BACKGROUND: Autoimmune hepatitis (AIH) is a chronic inflammatory disease that is successfully treated with prednisone and/or azathioprine immunosuppressive therapy in 70% to 80% of patients. The remaining patients are intolerant or refractory to these standard medications. Budesonide, a synthetic glucocorticoid, undergoes a high degree of first-pass metabolism, reducing its systemic bioavailability, and has a 15-fold greater affinity for the glucocorticoid receptor than prednisolone. Budesonide may be a potentially useful systemic steroid-sparing immunosuppressive agent in the treatment of AIH.
OBJECTIVE: To review the Canadian experience using budesonide to treat AIH.
METHODS: Patients with AIH currently or previously treated with budesonide were identified through the Canadian Association for the Study of the Liver membership.

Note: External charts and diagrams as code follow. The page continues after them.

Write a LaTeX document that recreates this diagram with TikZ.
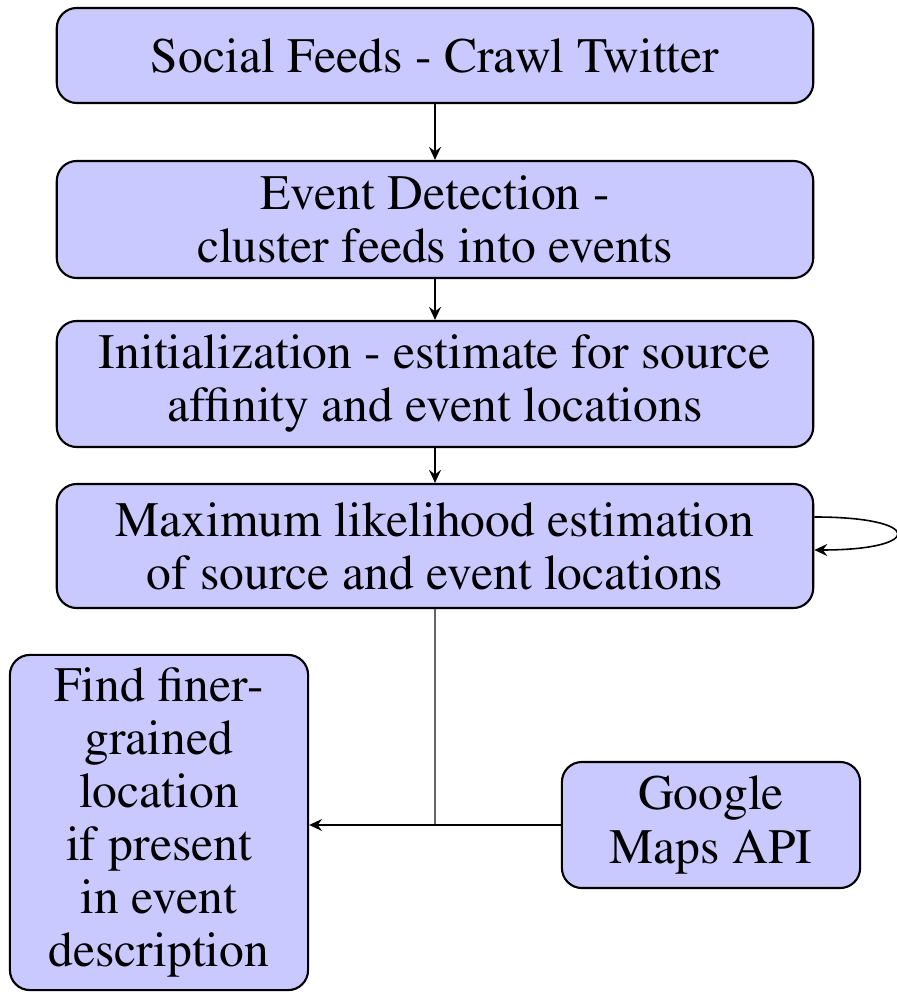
\documentclass[tikz,border=0pt]{standalone}
\usepackage[T1]{fontenc}
\usepackage{mathptmx}
\usetikzlibrary{arrows.meta,positioning}

\begin{document}
\begin{tikzpicture}[
  x=0.01cm,y=-0.01cm,
  stepbox/.style={draw=black,fill=blue!21,rounded corners=2mm,line width=0.6pt,
                  align=center,inner sep=0pt,
                  font=\fontsize{14.1}{15.1}\selectfont},
  flow/.style={-{Stealth[length=1.3mm,width=1.2mm,inset=0.45mm]},line width=0.45pt}
]
\useasboundingbox (0,0) rectangle (896,992);

% main column
\node[stepbox,minimum width=7.56cm,minimum height=0.95cm] (feeds) at (435,55.5)
  {Social Feeds - Crawl Twitter};
\node[stepbox,minimum width=7.56cm,minimum height=1.17cm] (detect) at (435,219.5)
  {Event Detection -\\cluster feeds into events};
\node[stepbox,minimum width=7.56cm,minimum height=1.26cm] (init) at (435,384)
  {Initialization - estimate for source\\affinity and event locations};
\node[stepbox,minimum width=7.56cm,minimum height=1.24cm] (ml) at (435,546)
  {Maximum likelihood estimation\\of source and event locations};

% bottom row
\node[stepbox,minimum width=2.98cm,minimum height=3.35cm] (finer) at (159,822.5)
  {Find finer-\\grained\\location\\if present\\in event\\description};
\node[stepbox,minimum width=2.98cm,minimum height=1.26cm] (gmaps) at (711,825)
  {Google\\Maps API};

\draw[flow] (feeds) -- (detect);
\draw[flow] (detect) -- (init);
\draw[flow] (init) -- (ml);
\draw[flow] ([yshift=2.9mm]ml.east) .. controls +(110,0) and +(110,0) .. ([yshift=-0.4mm]ml.east);

\coordinate (join) at (ml.south |- gmaps.west);
\draw[gray!80!black,line width=0.5pt] (ml.south) -- (join);
\draw[flow] (gmaps.west) -- (finer.east |- gmaps.west);
\end{tikzpicture}
\end{document}
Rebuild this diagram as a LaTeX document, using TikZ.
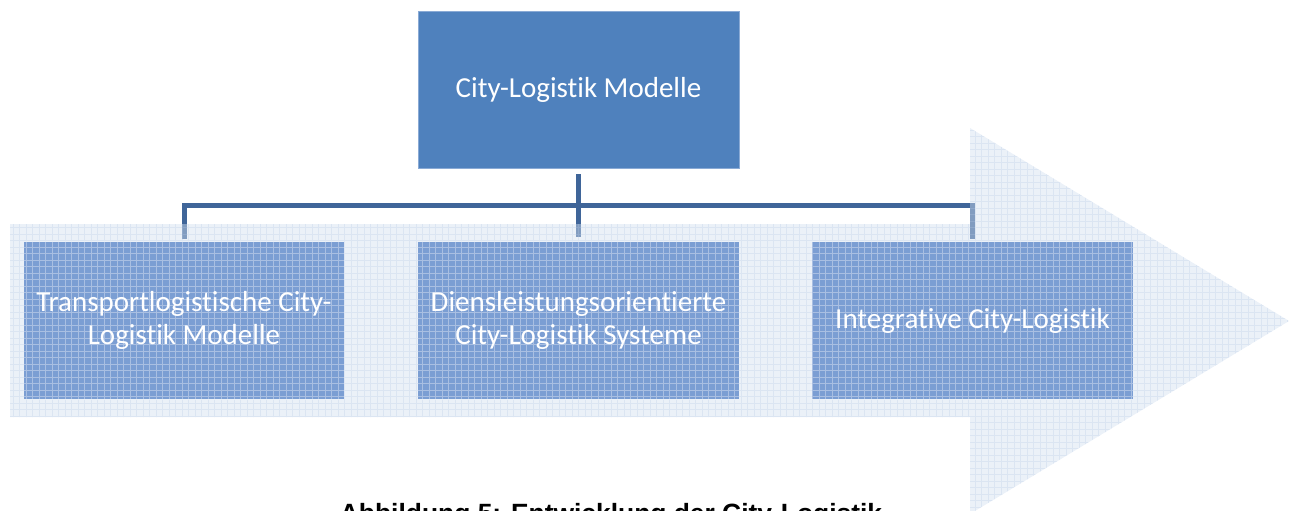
\documentclass[tikz,border=0pt]{standalone}
\usepackage{fontspec}
\setmainfont{Carlito}[Ligatures={NoCommon}]
\newfontfamily\capfont{Liberation Sans}
\definecolor{headblue}{HTML}{4F81BD}
\definecolor{headedge}{HTML}{8AAAD5}
\definecolor{subblue}{HTML}{7B9ED3}
\definecolor{linkblue}{HTML}{3F6599}
\definecolor{arrowblue}{HTML}{D2DFF0}
\definecolor{arrowgrid}{HTML}{B4C8E4}
\tikzset{
  headbox/.style={rectangle, fill=headblue, draw=headedge, line width=0.8pt,
    minimum width=321pt, minimum height=157pt, inner sep=0pt,
    text=white, align=center, font=\fontsize{29}{33}\selectfont},
  subbox/.style={rectangle, minimum width=321pt, minimum height=157pt, inner sep=0pt,
    text=white, align=center, font=\fontsize{29}{33}\selectfont},
  subfill/.style={fill=subblue},
  subgrid/.style={draw=white, draw opacity=0.35, line width=1pt},
  link/.style={draw=linkblue, line width=5pt},
  caption/.style={font=\capfont\bfseries\fontsize{26.4}{30}\selectfont, inner sep=0pt}
}
\begin{document}
\begin{tikzpicture}[x=1pt, y=-1pt]
\useasboundingbox (0,0) rectangle (1293,511);
\clip (0,0) rectangle (1293,511);

% node frames (drawn later with textured fill)
\node[headbox] (top) at (578.5,89.5) {City-Logistik Modelle};
\path (184,320.5) node[subbox, minimum width=320pt] (c1) {}
      (578.5,320.5) node[subbox] (c2) {}
      (972.5,320.5) node[subbox] (c3) {};
\coordinate (bus) at (578.5,205);

% tree connectors
\draw[link] ([yshift=-6pt]top.south) -- ([yshift=5pt]c2.north);
\draw[link, line cap=rect] ([yshift=5pt]c1.north) |- (bus) -| ([yshift=5pt]c3.north);

% large background arrow with a fine grid texture
\begin{scope}
  \clip (10,224) -- (970,224) -- (970,128) -- (1289,321) -- (970,514)
        -- (970,417) -- (10,417) -- cycle;
  \fill[arrowblue, fill opacity=0.45] (0,100) rectangle (1293,520);
  \draw[arrowgrid, draw opacity=0.28, line width=0.8pt, step=6.5pt] (0,100) grid (1293,520);
\end{scope}

% three textured sub-boxes
\foreach \b in {c1,c2,c3}{
  \begin{scope}
    \clip (\b.south west) rectangle (\b.north east);
    \fill[subfill] (\b.south west) rectangle (\b.north east);
    \draw[subgrid, step=6.5pt] ([shift={(-7,7)}]\b.south west) grid ([shift={(7,-7)}]\b.north east);
  \end{scope}
}

\node[subbox] at (c1) {Transportlogistische City-\\Logistik Modelle};
\node[subbox] at (c2) {Diensleistungsorientierte\\City-Logistik Systeme};
\node[subbox] at (c3) {Integrative City-Logistik};

\node[caption, anchor=base] (cap) at (611,522) {Abbildung 5: Entwicklung der City-Logistik};
\end{tikzpicture}
\end{document}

Data were collected regarding their clinical and treatment history.
RESULTS: A total of nine patients were identified. All patients were female, with an average age of 39 years (range 12 to 66 years). The indications for budesonide were adverse side effects of prednisone in two patients, noncompliance with prednisone and azathioprine in one patient and intolerance to azathioprine resulting in prednisone dependence in the remaining six patients. Patients were treated in doses ranging from 9 mg daily to 3 mg every other day for 24 weeks to eight years. Seven of nine patients had a complete response, defined as sustained normalization of the aminotransferase levels. The remaining two patients were classified as nonresponders (less than a 50% reduction in pretreatment aminotransferase levels).
CONCLUSIONS: In Canada, budesonide has been successfully used in seven of nine patients with autoimmune hepatitis who were either intolerant to prednisone and azathioprine or prednisone-dependent. No adverse effects were reported with budesonide. Budesonide is potentially a valuable treatment option for AIH patients refractory or intolerant to standard therapy, and is deserving of further study.